* [To be done]
Search the data below for "this"; list each line that holds it.

* [Data supplied]
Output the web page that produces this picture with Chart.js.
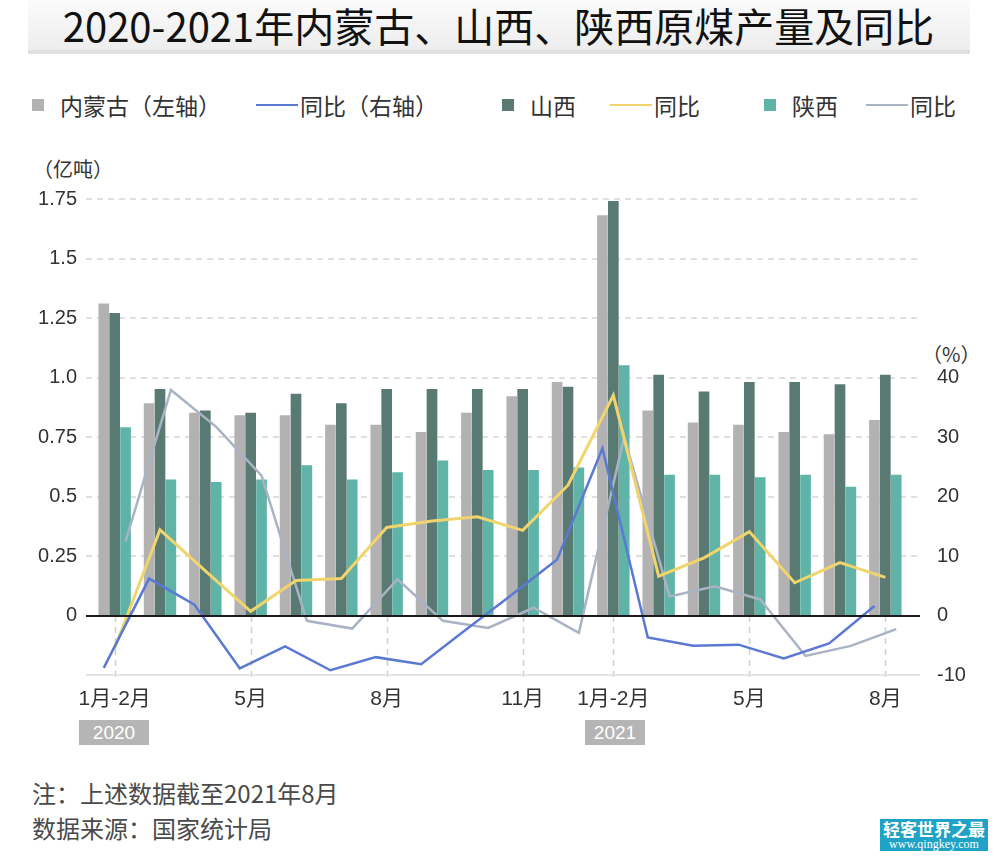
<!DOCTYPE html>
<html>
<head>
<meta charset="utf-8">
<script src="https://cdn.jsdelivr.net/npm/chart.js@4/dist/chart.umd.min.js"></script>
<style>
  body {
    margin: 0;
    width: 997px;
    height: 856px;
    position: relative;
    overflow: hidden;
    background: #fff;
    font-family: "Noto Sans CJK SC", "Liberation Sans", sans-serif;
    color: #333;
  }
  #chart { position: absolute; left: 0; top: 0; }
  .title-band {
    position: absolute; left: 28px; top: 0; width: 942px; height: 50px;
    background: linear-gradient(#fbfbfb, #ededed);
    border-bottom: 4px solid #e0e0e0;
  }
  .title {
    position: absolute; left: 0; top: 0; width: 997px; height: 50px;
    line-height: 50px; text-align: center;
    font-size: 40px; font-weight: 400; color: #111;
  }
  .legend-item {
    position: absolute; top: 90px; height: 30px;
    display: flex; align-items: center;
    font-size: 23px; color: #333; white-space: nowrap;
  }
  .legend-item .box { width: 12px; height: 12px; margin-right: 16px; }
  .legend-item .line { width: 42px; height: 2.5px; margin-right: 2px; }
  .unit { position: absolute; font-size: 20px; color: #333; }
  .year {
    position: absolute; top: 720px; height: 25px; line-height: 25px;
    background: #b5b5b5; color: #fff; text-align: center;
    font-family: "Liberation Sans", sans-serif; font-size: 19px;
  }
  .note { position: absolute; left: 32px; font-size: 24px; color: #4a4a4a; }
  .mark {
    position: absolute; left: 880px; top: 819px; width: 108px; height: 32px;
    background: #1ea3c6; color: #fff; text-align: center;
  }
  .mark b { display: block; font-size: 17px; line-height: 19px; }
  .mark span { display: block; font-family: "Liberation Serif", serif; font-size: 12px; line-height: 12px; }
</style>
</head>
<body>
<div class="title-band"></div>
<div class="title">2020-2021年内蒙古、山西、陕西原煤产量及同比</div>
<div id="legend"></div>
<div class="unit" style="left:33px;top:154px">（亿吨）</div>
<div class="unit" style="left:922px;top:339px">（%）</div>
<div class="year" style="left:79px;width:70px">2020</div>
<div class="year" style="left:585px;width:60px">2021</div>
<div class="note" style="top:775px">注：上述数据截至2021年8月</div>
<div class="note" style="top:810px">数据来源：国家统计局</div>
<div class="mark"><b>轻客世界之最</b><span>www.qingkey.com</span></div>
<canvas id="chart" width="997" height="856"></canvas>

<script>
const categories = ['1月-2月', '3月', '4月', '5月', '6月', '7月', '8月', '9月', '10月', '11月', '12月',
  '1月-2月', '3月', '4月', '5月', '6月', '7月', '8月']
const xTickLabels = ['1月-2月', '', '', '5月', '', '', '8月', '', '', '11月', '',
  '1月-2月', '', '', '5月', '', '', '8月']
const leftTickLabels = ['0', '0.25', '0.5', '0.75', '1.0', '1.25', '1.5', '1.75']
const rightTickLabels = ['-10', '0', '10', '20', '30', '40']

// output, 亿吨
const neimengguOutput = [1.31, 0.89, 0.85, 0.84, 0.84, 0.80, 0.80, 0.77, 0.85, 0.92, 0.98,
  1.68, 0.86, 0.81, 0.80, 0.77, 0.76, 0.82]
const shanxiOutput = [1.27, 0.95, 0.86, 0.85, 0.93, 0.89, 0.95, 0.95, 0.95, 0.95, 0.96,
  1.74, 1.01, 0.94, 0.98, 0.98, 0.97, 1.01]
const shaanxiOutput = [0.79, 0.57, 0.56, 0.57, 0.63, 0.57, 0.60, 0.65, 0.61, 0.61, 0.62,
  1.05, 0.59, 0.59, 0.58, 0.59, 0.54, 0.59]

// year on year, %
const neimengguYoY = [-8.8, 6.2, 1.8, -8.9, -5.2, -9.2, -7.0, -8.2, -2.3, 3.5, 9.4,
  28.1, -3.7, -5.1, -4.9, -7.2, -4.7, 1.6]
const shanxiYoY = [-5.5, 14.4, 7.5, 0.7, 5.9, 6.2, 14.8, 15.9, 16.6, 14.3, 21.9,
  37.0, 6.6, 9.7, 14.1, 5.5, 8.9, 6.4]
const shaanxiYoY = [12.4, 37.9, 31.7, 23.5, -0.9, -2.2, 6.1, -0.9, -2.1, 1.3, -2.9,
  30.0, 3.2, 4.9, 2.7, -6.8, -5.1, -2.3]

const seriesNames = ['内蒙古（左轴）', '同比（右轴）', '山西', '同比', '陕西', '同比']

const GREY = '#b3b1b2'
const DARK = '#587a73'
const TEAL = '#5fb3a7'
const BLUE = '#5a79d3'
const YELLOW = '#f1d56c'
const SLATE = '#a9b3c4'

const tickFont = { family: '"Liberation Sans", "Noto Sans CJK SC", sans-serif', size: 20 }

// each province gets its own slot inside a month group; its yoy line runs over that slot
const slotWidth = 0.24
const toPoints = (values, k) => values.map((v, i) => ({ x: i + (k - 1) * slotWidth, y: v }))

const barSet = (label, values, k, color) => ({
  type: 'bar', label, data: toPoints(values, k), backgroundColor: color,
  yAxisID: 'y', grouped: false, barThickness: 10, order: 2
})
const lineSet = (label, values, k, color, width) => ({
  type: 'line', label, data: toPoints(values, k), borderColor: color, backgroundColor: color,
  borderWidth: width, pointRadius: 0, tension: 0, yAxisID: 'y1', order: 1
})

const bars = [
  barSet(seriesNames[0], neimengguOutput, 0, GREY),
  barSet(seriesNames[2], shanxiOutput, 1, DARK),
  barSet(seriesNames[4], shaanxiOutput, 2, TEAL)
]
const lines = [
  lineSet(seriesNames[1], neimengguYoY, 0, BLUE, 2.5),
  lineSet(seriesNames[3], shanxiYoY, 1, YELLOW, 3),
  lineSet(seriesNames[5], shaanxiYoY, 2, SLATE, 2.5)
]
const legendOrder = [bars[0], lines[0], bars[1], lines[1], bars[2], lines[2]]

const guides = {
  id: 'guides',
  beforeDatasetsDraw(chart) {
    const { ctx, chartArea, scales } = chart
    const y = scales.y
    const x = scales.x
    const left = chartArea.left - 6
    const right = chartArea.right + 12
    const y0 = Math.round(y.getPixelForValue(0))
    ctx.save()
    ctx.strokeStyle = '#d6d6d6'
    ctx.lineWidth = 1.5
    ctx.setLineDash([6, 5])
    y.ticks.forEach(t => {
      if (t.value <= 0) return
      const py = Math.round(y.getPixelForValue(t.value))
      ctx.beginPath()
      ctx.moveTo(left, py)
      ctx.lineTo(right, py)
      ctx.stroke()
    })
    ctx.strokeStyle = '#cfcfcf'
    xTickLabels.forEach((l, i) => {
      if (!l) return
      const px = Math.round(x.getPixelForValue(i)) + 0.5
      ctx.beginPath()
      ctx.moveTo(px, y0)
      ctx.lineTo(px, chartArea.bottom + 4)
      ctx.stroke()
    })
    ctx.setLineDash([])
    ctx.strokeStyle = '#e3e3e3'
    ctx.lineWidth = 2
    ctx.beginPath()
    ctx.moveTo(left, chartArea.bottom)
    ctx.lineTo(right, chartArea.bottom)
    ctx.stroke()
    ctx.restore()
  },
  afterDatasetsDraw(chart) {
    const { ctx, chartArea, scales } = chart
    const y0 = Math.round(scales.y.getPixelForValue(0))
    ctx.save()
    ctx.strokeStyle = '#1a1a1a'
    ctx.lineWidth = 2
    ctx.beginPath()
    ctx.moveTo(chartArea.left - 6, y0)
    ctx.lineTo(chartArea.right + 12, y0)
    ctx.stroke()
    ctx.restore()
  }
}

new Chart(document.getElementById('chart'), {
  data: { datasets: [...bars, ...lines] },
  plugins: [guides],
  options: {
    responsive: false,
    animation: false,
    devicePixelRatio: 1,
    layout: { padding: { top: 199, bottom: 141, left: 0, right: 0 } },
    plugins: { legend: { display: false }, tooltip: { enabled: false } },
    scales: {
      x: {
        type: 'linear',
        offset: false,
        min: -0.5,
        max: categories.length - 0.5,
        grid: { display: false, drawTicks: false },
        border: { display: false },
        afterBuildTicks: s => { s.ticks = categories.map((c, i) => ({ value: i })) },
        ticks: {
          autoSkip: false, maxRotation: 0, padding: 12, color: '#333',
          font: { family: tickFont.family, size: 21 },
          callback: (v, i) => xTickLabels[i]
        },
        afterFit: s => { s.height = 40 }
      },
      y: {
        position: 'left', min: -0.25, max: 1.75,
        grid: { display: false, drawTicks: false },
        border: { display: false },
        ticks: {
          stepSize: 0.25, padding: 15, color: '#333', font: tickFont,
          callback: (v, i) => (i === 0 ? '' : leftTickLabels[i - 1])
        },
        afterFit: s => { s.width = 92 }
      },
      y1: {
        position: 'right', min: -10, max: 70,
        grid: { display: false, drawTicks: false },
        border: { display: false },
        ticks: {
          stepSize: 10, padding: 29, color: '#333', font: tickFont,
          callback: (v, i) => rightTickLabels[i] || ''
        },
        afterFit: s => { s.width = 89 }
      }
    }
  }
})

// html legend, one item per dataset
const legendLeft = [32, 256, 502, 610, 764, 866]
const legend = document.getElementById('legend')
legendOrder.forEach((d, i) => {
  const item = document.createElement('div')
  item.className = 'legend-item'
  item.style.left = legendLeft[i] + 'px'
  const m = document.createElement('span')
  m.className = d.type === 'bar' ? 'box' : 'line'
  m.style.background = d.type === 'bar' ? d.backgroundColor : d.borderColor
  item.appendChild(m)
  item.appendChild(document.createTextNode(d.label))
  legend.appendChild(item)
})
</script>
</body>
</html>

---

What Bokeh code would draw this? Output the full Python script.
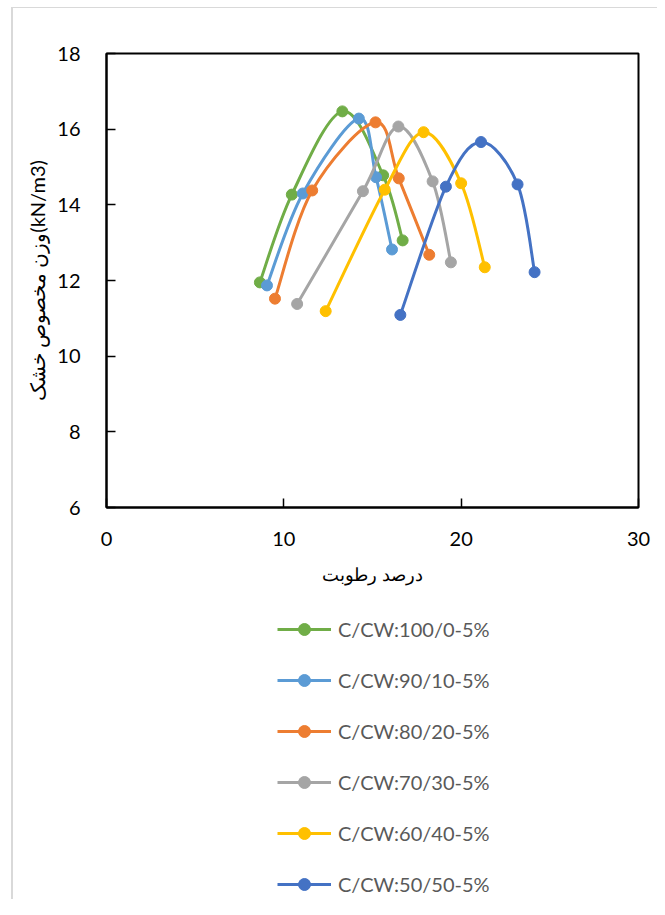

---

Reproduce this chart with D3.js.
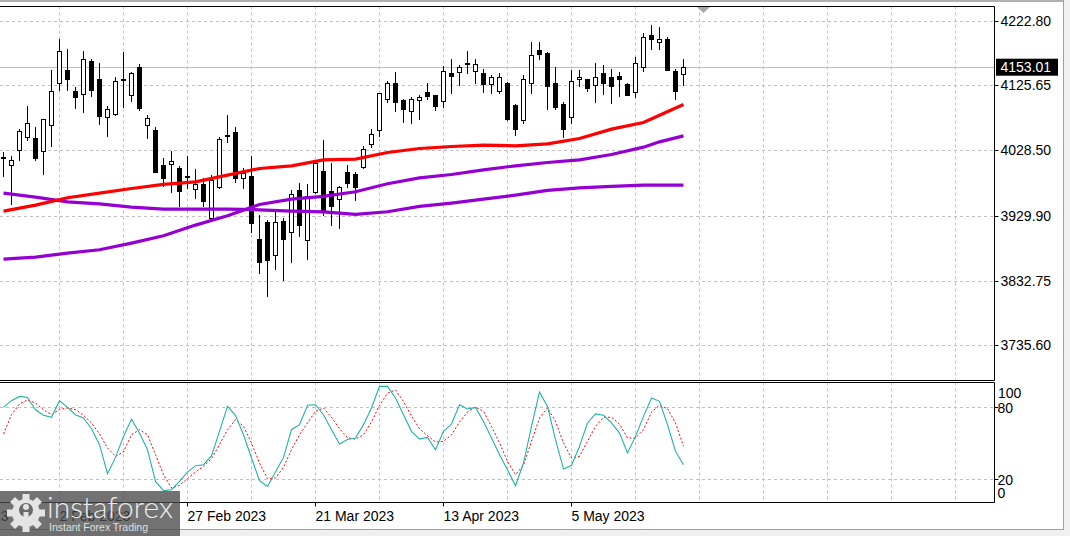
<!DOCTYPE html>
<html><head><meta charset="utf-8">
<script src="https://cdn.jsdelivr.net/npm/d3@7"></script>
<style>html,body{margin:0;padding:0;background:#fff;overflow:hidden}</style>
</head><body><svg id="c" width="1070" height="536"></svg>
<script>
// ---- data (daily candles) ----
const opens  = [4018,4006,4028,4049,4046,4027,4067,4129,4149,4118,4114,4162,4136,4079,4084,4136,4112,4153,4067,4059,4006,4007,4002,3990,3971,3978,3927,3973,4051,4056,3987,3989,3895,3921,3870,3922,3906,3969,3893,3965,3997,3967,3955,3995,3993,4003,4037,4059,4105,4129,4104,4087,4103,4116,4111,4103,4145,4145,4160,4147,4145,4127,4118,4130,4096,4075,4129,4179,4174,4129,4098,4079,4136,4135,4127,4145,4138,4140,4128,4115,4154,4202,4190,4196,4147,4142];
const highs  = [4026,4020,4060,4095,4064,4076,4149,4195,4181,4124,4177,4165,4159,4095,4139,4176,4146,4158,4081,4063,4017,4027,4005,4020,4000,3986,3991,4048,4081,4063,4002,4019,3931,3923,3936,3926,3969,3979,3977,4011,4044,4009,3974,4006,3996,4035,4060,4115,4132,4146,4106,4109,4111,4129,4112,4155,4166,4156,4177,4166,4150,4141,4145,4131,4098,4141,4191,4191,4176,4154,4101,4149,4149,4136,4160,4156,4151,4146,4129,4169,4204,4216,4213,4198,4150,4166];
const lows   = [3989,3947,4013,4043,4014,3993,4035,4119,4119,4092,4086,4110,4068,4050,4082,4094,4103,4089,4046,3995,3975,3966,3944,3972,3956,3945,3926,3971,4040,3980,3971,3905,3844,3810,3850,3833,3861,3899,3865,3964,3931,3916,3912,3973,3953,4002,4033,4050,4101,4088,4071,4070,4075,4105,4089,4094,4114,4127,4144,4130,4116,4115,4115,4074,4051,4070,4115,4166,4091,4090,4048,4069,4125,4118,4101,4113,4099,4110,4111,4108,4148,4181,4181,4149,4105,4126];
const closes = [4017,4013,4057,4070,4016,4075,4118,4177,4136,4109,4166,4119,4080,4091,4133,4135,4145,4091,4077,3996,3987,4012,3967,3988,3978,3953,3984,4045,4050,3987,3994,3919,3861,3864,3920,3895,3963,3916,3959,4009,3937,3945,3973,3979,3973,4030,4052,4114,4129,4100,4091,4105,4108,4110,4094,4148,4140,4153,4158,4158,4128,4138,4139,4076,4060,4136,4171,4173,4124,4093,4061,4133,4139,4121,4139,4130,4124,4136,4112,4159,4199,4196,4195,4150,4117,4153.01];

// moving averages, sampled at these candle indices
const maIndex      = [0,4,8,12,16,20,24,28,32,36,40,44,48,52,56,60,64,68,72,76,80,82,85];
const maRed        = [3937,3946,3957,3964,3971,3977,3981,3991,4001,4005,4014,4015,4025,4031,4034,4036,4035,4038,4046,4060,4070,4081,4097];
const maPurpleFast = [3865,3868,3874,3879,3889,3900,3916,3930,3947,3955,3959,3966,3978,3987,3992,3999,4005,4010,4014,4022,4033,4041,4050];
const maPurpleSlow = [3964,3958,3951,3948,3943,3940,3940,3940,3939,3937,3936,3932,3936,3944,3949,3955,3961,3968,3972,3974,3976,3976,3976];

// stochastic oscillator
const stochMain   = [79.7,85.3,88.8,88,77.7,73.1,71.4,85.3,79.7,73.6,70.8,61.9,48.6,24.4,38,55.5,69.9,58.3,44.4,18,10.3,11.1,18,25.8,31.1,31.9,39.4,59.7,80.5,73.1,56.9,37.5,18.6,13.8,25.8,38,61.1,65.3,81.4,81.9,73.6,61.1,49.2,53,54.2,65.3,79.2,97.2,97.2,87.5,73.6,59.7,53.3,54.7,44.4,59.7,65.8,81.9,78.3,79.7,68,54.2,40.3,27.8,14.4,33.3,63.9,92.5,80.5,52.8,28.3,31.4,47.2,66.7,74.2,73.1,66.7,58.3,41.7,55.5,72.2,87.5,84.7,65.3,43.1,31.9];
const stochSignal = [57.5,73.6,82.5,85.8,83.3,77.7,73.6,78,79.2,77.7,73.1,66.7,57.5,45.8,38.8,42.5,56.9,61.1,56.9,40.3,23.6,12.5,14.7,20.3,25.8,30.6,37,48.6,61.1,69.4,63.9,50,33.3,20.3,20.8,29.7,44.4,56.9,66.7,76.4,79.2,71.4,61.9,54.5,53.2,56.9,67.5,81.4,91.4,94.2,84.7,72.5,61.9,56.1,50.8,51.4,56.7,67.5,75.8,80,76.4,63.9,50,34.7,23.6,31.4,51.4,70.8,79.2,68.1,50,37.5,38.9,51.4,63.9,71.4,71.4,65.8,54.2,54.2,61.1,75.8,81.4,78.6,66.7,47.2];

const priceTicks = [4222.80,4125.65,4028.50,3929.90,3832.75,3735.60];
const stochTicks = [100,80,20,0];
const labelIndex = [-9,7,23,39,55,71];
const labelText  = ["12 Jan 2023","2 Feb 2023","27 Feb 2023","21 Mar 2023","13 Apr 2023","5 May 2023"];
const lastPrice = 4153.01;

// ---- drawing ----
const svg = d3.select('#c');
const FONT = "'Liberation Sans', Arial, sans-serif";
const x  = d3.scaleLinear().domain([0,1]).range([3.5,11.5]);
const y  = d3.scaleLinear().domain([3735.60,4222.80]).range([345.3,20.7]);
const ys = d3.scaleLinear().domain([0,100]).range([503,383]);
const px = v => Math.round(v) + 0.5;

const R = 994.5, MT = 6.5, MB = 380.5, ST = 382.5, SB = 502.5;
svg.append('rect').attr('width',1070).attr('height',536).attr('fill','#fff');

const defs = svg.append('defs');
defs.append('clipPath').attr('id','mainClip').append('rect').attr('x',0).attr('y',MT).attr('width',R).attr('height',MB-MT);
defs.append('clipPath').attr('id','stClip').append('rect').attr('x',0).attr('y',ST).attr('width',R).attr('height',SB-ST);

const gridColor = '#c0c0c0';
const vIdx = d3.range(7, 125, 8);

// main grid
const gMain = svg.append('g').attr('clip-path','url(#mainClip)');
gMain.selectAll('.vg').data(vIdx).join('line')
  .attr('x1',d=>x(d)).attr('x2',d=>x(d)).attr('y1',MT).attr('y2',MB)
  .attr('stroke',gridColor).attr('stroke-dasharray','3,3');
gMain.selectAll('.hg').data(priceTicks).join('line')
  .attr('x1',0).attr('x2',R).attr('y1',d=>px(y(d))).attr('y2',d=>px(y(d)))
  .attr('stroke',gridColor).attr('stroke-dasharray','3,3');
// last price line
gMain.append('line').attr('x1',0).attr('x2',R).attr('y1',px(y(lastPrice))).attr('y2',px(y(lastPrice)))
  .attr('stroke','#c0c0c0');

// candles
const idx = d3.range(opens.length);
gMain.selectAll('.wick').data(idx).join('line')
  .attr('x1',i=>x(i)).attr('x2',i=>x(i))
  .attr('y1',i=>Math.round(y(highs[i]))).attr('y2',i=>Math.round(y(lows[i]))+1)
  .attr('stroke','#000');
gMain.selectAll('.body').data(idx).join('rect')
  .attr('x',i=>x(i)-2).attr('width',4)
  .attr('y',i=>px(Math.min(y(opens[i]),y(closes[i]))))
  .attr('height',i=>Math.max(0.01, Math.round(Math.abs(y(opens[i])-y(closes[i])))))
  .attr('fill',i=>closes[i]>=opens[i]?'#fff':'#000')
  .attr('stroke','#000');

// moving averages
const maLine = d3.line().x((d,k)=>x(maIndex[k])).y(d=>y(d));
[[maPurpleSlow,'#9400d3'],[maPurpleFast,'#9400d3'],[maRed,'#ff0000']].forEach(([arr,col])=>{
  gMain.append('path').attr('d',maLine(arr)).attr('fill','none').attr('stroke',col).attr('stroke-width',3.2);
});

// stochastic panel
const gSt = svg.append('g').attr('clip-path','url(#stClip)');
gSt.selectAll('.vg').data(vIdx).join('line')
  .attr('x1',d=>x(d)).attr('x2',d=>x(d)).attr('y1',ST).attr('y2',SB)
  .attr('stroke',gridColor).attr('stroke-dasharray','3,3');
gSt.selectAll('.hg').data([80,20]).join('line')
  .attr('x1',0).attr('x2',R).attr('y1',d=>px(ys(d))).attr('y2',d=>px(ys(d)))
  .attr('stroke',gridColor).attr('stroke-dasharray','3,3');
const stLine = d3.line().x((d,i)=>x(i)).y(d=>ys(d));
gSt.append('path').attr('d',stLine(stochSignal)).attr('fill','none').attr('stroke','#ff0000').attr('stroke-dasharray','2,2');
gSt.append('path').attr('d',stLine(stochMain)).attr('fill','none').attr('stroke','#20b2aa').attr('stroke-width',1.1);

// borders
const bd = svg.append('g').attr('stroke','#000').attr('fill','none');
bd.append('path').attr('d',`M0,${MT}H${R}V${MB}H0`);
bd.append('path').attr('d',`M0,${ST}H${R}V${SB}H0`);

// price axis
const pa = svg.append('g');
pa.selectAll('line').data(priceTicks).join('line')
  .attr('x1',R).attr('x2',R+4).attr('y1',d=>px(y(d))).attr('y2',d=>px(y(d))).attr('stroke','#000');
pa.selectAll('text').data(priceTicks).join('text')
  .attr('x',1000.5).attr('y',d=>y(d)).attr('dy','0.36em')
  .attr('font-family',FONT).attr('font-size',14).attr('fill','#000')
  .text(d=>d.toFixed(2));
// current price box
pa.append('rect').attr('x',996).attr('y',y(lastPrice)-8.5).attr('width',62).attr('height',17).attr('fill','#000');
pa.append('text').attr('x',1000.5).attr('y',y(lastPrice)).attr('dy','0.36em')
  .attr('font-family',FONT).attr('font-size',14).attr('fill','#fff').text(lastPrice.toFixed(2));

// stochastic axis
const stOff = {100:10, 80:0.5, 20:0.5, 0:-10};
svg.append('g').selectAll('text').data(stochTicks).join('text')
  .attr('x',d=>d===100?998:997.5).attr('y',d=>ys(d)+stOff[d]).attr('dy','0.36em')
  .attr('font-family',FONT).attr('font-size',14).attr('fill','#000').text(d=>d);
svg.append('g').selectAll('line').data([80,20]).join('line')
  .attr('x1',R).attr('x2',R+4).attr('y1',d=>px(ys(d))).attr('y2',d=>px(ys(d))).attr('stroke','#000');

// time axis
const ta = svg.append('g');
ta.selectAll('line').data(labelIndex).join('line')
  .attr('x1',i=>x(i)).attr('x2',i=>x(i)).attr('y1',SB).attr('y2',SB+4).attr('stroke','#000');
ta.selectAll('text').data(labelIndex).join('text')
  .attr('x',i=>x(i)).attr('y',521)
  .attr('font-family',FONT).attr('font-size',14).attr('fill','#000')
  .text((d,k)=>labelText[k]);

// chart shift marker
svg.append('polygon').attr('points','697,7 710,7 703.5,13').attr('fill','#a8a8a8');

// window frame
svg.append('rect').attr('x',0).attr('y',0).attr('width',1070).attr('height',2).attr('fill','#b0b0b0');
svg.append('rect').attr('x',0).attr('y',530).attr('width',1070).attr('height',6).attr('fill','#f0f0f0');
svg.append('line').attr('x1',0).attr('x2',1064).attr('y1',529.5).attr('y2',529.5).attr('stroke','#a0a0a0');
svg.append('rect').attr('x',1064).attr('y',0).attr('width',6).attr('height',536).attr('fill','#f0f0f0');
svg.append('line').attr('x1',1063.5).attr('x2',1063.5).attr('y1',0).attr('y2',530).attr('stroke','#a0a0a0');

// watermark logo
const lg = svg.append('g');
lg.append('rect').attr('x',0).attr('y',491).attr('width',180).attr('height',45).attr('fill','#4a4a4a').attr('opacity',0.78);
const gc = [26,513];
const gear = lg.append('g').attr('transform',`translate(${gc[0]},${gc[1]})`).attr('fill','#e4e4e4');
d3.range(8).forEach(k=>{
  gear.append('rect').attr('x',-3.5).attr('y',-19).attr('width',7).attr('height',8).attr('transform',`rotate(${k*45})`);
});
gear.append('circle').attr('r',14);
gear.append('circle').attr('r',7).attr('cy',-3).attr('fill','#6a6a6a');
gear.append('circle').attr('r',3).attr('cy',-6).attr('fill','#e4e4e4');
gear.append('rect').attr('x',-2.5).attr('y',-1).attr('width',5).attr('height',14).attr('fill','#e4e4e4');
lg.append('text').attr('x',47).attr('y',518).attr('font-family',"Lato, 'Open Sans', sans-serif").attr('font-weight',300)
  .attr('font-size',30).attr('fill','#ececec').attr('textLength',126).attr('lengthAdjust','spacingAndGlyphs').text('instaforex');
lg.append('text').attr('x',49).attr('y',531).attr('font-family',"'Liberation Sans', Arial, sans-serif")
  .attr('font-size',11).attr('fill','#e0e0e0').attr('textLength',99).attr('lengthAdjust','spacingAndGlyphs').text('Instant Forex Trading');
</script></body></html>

* [Solution to the exercise]
Output the web page that produces this picture with Chart.js.
What Bokeh code would draw this? Output the full Python script.
Reproduce this chart with D3.js.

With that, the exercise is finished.